*Set exercise*:
Look for the line containing "Generate a Python" and the line containing "time_s = [i * 0.0005 for i in range(51)]" in the entries below. Copy those two and all lines between them exactly, leaving out pictures.

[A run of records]
▽
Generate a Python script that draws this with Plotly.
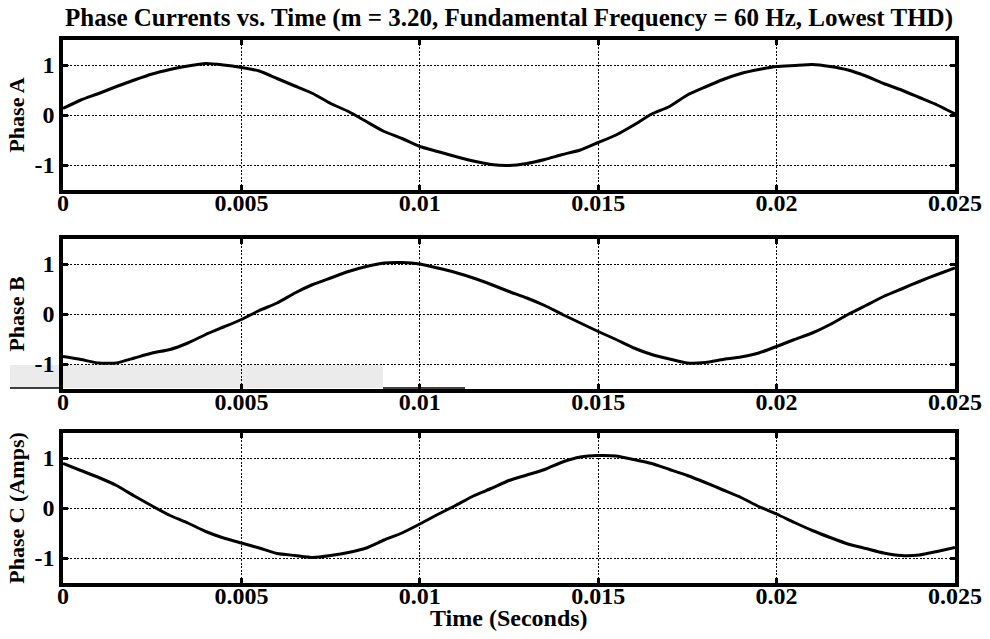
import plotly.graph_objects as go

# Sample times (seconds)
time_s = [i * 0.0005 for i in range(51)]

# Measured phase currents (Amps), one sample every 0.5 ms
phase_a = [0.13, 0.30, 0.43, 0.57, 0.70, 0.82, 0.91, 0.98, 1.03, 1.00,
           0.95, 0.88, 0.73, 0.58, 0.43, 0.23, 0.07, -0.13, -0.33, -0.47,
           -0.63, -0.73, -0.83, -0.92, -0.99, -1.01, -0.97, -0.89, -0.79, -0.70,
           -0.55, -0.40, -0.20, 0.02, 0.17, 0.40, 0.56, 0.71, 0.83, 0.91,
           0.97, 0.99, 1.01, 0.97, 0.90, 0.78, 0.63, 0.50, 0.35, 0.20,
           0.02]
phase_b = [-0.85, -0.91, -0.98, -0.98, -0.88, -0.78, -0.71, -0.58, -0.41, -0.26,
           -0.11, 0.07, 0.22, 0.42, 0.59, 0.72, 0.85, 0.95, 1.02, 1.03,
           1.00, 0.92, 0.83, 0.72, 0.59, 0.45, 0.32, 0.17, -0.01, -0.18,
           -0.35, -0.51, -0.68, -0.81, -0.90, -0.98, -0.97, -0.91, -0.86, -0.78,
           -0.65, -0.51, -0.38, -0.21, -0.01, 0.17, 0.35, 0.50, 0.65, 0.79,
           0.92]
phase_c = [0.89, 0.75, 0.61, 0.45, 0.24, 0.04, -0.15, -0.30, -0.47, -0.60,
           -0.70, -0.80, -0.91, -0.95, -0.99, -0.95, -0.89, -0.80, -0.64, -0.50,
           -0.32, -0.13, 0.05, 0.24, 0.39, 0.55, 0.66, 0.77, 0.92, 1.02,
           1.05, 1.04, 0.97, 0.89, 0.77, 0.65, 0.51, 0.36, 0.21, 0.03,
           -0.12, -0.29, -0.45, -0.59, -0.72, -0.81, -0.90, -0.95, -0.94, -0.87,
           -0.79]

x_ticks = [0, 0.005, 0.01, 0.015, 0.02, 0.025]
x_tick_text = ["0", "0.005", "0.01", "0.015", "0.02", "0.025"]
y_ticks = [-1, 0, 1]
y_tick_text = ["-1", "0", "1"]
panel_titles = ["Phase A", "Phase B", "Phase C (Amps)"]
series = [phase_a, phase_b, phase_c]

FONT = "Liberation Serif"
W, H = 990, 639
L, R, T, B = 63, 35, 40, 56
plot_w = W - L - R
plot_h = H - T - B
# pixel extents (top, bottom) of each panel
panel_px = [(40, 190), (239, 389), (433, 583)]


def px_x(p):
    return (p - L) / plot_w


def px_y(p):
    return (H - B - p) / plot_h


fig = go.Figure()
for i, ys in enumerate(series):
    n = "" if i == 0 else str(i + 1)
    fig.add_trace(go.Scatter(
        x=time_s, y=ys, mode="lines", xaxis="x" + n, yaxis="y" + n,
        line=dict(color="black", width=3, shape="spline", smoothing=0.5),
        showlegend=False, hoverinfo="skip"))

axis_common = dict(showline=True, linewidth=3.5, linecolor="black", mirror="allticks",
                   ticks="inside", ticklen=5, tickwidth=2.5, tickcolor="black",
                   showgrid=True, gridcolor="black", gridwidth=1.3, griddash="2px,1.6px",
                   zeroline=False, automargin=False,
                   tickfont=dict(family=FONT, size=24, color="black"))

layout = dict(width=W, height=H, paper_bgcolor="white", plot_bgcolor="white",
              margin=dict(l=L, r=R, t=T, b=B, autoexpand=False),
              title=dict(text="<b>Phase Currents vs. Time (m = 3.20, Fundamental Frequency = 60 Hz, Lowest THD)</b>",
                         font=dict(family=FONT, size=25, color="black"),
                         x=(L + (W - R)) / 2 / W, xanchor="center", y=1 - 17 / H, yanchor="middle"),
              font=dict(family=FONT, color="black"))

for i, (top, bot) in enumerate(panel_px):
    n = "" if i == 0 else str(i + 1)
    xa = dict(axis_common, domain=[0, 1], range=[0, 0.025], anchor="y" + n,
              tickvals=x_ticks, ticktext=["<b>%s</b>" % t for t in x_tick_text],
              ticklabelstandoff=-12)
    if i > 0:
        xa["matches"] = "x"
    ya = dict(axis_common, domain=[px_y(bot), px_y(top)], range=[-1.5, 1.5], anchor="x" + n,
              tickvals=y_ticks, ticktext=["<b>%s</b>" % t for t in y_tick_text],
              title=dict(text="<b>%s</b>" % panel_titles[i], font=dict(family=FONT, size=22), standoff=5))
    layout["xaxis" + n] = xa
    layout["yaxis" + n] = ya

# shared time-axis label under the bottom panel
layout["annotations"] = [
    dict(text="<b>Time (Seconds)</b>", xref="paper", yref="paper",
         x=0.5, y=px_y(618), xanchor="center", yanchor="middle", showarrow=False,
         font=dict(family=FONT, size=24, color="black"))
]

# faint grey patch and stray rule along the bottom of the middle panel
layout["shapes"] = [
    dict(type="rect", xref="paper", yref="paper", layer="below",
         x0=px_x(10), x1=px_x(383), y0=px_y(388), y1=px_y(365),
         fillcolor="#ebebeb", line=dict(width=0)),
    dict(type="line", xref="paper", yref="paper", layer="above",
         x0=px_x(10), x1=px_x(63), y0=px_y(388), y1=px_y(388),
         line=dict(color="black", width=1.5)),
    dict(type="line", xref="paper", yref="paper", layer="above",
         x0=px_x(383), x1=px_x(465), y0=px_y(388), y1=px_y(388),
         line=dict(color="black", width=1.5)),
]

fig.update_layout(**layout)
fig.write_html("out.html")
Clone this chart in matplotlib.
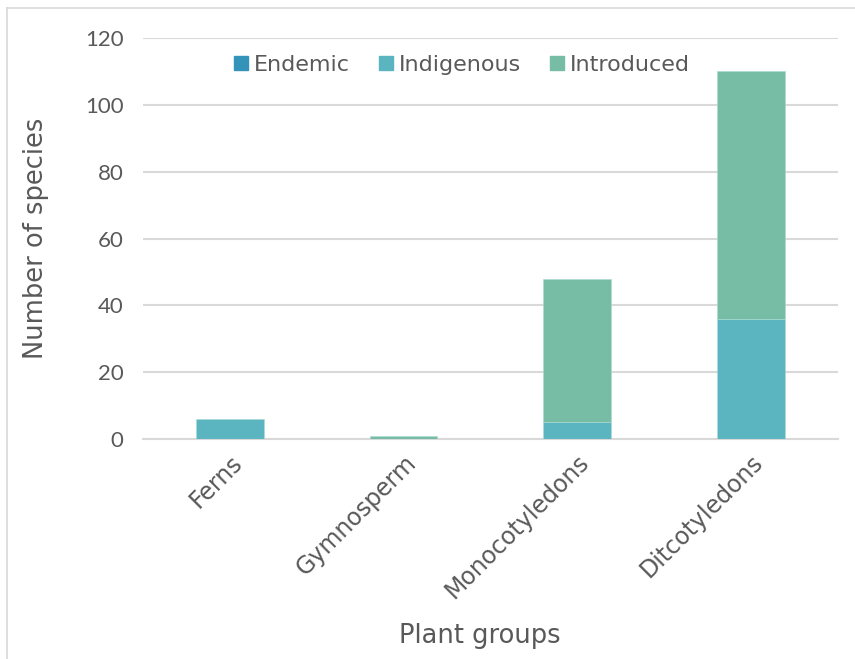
△
▽
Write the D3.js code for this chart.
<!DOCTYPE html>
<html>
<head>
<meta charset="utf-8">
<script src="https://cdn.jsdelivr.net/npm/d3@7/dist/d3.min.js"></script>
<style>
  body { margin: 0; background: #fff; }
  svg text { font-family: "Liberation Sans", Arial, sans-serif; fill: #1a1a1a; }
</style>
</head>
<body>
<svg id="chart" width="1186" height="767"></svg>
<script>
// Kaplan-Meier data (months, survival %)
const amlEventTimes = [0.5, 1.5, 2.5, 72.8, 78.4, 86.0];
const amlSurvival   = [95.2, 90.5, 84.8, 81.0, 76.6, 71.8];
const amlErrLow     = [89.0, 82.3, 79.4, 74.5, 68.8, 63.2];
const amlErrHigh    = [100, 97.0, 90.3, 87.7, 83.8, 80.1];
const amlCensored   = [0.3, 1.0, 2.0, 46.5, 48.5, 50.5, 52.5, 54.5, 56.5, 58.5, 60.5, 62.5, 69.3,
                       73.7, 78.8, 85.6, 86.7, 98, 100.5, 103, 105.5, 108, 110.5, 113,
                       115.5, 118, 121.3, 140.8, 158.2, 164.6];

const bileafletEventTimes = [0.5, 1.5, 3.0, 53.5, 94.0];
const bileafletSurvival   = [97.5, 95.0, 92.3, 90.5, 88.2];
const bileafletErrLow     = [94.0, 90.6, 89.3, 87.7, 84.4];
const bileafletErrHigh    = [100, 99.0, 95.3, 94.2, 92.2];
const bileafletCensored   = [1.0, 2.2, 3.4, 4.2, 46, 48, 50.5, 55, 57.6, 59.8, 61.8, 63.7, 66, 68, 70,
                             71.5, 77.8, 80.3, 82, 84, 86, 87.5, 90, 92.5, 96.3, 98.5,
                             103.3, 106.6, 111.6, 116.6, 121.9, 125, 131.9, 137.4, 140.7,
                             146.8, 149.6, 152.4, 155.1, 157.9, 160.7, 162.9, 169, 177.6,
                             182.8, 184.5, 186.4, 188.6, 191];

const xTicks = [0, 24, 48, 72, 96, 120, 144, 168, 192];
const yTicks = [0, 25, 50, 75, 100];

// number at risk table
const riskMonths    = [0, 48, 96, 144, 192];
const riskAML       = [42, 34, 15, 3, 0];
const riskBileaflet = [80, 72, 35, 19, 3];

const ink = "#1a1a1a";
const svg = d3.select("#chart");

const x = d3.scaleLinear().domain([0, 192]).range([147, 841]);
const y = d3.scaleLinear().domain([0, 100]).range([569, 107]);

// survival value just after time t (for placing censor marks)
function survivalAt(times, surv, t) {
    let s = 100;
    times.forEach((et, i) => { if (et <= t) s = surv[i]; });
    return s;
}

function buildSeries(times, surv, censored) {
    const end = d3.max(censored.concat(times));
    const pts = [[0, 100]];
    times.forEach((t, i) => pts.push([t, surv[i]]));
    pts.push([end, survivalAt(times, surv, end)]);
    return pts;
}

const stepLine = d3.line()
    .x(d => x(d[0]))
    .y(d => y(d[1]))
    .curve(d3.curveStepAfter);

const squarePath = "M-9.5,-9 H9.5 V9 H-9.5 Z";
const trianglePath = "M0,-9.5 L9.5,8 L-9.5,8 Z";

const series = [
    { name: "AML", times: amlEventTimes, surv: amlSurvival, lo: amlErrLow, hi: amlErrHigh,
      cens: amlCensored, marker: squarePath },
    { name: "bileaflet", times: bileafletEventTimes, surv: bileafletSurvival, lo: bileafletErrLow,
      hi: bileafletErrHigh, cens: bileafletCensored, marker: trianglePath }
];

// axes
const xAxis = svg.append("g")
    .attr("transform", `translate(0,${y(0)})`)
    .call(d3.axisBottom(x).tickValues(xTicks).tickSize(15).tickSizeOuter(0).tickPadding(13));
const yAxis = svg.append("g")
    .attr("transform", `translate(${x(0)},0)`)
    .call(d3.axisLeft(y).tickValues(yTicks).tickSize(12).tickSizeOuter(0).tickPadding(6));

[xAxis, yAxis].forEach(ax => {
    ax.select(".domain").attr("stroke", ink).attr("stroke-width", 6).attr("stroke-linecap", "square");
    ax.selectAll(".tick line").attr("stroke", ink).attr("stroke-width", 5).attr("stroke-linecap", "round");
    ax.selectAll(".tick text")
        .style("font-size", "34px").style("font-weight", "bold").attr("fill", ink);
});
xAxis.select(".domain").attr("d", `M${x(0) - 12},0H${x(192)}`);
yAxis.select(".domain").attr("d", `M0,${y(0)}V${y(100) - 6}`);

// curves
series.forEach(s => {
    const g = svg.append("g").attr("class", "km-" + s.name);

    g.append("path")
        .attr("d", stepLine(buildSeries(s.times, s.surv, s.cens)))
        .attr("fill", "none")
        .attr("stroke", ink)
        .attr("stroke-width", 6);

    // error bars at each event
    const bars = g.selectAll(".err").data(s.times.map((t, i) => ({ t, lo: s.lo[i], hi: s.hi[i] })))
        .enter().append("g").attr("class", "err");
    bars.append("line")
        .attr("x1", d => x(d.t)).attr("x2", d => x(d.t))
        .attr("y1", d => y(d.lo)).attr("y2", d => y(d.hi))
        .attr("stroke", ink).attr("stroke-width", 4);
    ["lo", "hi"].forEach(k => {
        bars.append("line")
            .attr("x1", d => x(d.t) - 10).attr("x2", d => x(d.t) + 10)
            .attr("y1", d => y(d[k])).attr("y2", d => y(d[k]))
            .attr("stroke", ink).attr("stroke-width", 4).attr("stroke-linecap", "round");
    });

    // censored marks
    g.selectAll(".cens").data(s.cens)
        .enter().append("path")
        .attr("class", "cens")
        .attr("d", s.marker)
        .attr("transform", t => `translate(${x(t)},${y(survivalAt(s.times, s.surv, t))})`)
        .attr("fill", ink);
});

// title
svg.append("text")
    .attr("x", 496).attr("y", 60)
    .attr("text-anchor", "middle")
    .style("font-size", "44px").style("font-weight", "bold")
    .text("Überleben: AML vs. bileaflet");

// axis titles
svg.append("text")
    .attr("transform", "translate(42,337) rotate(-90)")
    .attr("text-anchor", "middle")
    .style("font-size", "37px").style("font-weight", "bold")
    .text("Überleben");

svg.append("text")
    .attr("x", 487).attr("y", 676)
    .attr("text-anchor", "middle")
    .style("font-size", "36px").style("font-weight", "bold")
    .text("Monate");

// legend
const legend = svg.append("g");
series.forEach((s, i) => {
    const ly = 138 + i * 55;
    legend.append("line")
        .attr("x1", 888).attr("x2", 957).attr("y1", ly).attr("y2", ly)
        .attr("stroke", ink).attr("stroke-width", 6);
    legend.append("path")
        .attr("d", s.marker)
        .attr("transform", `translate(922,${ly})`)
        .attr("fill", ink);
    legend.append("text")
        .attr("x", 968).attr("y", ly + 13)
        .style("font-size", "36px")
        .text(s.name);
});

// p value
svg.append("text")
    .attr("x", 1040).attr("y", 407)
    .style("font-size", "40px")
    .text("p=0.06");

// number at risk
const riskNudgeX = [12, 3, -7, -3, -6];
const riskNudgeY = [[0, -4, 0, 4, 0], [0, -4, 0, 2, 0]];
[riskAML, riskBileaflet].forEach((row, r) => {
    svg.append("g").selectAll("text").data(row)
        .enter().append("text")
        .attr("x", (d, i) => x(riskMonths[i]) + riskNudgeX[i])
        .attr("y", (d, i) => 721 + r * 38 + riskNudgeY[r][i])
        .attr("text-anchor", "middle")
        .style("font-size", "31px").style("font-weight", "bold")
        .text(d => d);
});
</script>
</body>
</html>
△
*Written solution*:
Generate a Python script that draws this with Plotly.
import plotly.graph_objects as go

# Sample times (seconds)
time_s = [i * 0.0005 for i in range(51)]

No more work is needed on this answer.